中井パーキングエリアで小休憩するが、12月の寒い時期だからかバイクは1台も入ってこなかった。御殿場ICで東名を降り、富士山麓を横断する「富士山スカイライン」へ入って行く。しばらく走ると正面に富士山がドーンと見えてくる。今年は暖冬のせいか、山頂の雪が少なく感じる。カーブをいくつか周るとパーキングのマークが現れる、水ケ塚公園の広い駐車場にバイクを止めてひと休み。ここから富士山山頂の眺めが素晴らしい。

綺麗な港を一枚
素敵なワインディングとスクランブラー
景色を楽しみながらの一枚

トイレタイムを済ませると、写真撮影に取り掛かる。いいアングルを探すため駐車場をウロウロ、さらにバイクの向きを変えたり場所を移動させたり、これがいつもの事ながら時間がかかる。ひと通り撮り終え、液晶画面で確認をしていると「これ、いいですね。何というバイクですか?」と後ろから声をかけられた。40代くらいの男性はバスの運転手さんで、写真撮影ツアーのお客さんを乗せて富士山周辺を走っているという。昔はバイクに乗っていたが、家庭を持つようになってからは乗っていないという。ドゥカティのバイクだと知ると驚き、「でもこれくらいのサイズが一番乗り易くていいんだよね」といった。僕が「おすすめですよ!」と応えると「でも、奥さんの許可が下りないだろうなぁ~」と笑った。

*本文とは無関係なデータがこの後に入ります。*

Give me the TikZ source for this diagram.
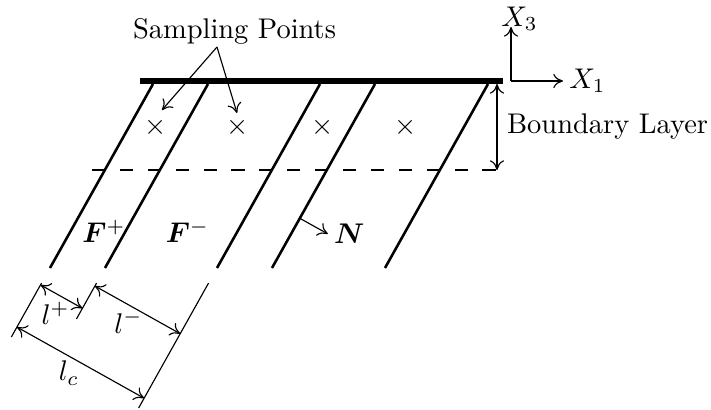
\documentclass[tikz,border=0pt]{standalone}
\usepackage{bm}
\usetikzlibrary{calc,arrows.meta}

\begin{document}
\begin{tikzpicture}[x=1.235mm,y=1.235mm,>={To[length=3.4pt,width=5pt]},font=\fontsize{10}{12}\selectfont,
  wall/.style={line width=2.2pt},
  fibre/.style={line width=0.9pt},
  thinline/.style={line width=0.4pt},
  dimline/.style={<->,line width=0.4pt}]
  \useasboundingbox (0,0) rectangle (71.1,41.0);

  % Slanted fibre walls, top on the plate
  \foreach \i/\x in {1/15.3,2/20.8,3/32.0,4/37.5,5/48.8} {
    \coordinate (t\i) at (\x,32.6);
    \coordinate (b\i) at ($(t\i)+(-10.3,-18.4)$);
    \draw[fibre] (t\i) -- (b\i);
  }
  \coordinate (wl) at (14.0,32.9);
  \coordinate (wr) at (50.3,32.9);
  \draw[wall] (wl) -- (wr);

  % Boundary layer edge
  \coordinate (dl) at (9.2,24.0);
  \coordinate (dr) at (49.7,24.0);
  \coordinate (bt) at (49.7,32.6);
  \draw[thinline,dash pattern=on 4.6pt off 5.2pt] (dl) -- (dr);
  \draw[dimline] (bt) -- (dr) node[midway,right] (bl) {Boundary Layer};

  % Sampling points
  \foreach \i/\x in {1/15.6,2/23.8,3/32.3,4/40.6} {
    \node[inner sep=0pt] (s\i) at (\x,28.3) {$\times$};
  }
  \node (sp) at (23.45,37.9) {Sampling Points};
  \coordinate (spf) at (21.7,36.3);
  \coordinate (sa) at (16.2,30.0);
  \coordinate (sb) at (23.7,29.7);
  \draw[->,thinline] (spf) -- (sa);
  \draw[->,thinline] (spf) -- (sb);

  % Axes
  \coordinate (o) at (51.1,32.9);
  \draw[->,thinline] (o) -- ++(0,5.4) coordinate (x3);
  \draw[->,thinline] (o) -- ++(5.2,0) coordinate (x1);
  \node[inner sep=0pt] (x3l) at (51.95,39.1) {$X_3$};
  \node[right,inner sep=2pt] (x1l) at (x1) {$X_1$};

  % Fibre labels and normal
  \node (fp) at (10.4,17.85) {$\bm{F}^+$};
  \node (fm) at (18.75,17.85) {$\bm{F}^-$};
  \coordinate (n0) at ($(t4)!0.73!(b4)$);
  \draw[->,thinline] (n0) -- ++(2.8,-1.56) coordinate (n1);
  \node[right,inner sep=2pt] (nl) at (n1) {$\bm{N}$};

  % Extension lines
  \draw[thinline] ($(t1)!1.082!(b1)$) -- ($(t1)!1.375!(b1)$);
  \draw[thinline] ($(t2)!1.082!(b2)$) -- ($(t2)!1.277!(b2)$);
  \draw[thinline] ($(t3)!1.082!(b3)$) -- ($(t3)!1.761!(b3)$);

  % Widths
  \coordinate (pa) at ($(t1)!1.092!(b1)$);
  \coordinate (pb) at ($(t2)!1.098!(b2)$);
  \coordinate (pc) at ($(t1)!1.321!(b1)$);
  \draw[dimline] (pa) -- ($(t2)!(pa)!(b2)$);
  \draw[dimline] (pb) -- ($(t3)!(pb)!(b3)$);
  \draw[dimline] (pc) -- ($(t3)!(pc)!(b3)$);
  \node (lp) at (5.55,9.65) {$l^+$};
  \node (lm) at (12.85,8.8) {$l^-$};
  \node (lc) at (6.9,3.7) {$l_c$};
\end{tikzpicture}
\end{document}
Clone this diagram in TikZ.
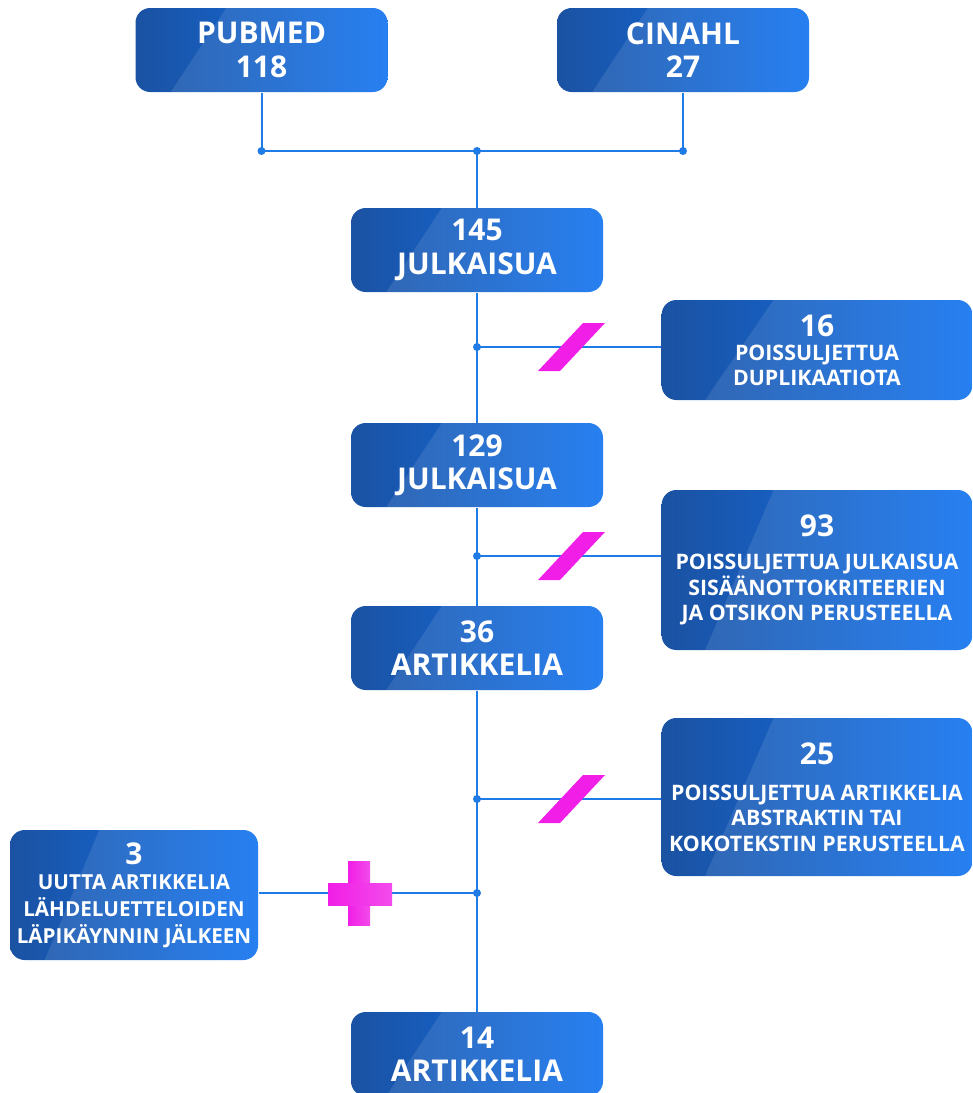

五合目へ行く道は冬期閉鎖になっていたので、富士宮経由で朝霧高原へ向かう。走ってみるとやはり50~60km前後の速度が一番楽しく感じる。朝霧高原の道の駅で「牛乳ソフトクリーム」を食べる。ミルク感が強くて美味しかった。
その後、三島経由で西伊豆方面へ移動する。戸田港を訪れた後、西伊豆スカイラインへ向かう。山の尾根を走る道は緩やかなカーブが連続するライダーに人気のあるルート。僕は猛スピードでコーナーを走り抜ける歳でもないので、ひとつひとつカーブを味わうようにバイクを走らせる。マイペースでコーナーリングを楽しみ、景色がいい場所があったらバイクを止めて、ゆっくり風景を眺めたり、写真を撮ったり。その瞬間にある全てを楽しむ。そんな大人のツーリングをしたい人にピッタリなのが、ドゥカティ・スクランブラーなのかもしれない。